Wieder diese Klarheit
Erst noch mit den Füssen im Mittelmeer und nun bereits wieder in der wärmenden Jacke. Den Sommer im Rücken, den Winter vor uns. Viele verbinden den Herbst mit Abschied, ja Verlust, weil sie der Wärme und dem Licht mehr zugetan sind als den kommenden kühlen Tagen. Das bringt sie ins Grübeln oder macht sie zu Anhängern der Melancholia.
Der Herbst ist so schlecht nicht. Er hilft, Bilanz zu ziehen und bringt Klärung. Der Blick geht wieder weit. Wer auf einer Jura-Anhöhe steht, meint, die Alpen pflücken zu können; scharf heben sie sich ab am Horizont. Es gibt keine Trübung, keine gewittrig wachsenden Wolkentürme, das Fieber des Sommers hat sich verzogen. Die Temperaturen sind zu unseren Gunsten - ein kühler Hauch am Morgen und wohltuende Sonnenstrahlen am Nachmittag sorgen für Klarheit im Kopf.
Diese Klarheit ist uns von Nöten, sind wir doch umgeben von lauten Sprechern, Überzeugten ohne jeglichen Zweifel und Taktierern. In Zeiten anstehender Wahlen ist es nicht immer einfach, die ir- rationale Spreu vom rationalen Weizen zu trennen. Bedingung dafür ist Auseinandersetzung mit Menschen und Themen. Wenn uns der unablässig strömende Fluss von Tatsachen und Wirrungen mitreisst, brauchen wir einen starken Poller, an dem wir unsere Taue setzen können. Innehalten und den Sachen auf den Grund gehen.

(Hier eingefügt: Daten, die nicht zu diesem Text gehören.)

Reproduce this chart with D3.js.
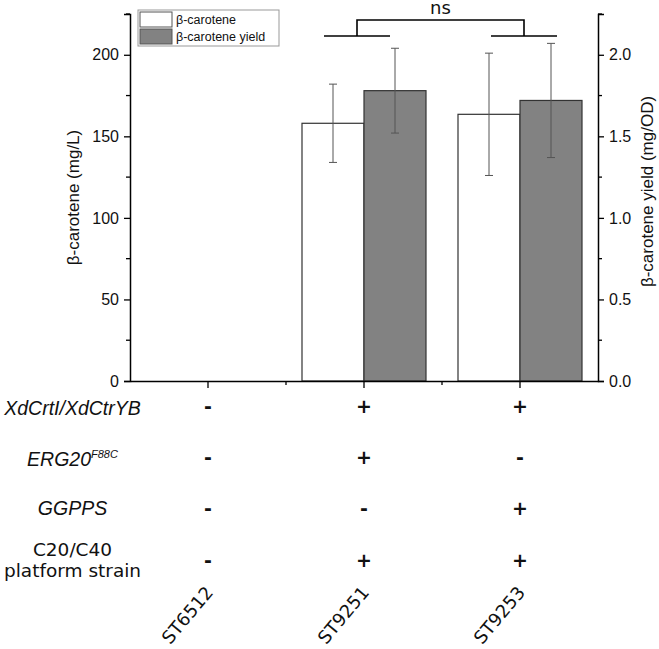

Der kommende Sonntag bringt Enttäuschung und Freude, aber auch Klarheit. Wem schenken wir für die nächsten vier Jahre unser Vertrauen, wem legen wir viel Verantwortung in die Hände? Verantwortung, die ob der angehenden Aufgaben schwerer wiegt als auch schon. Wir haben die Aus-Wahl. Andere beneiden uns um dieses Privileg, darüber müssten wir uns eigentlich auch im Klaren sein.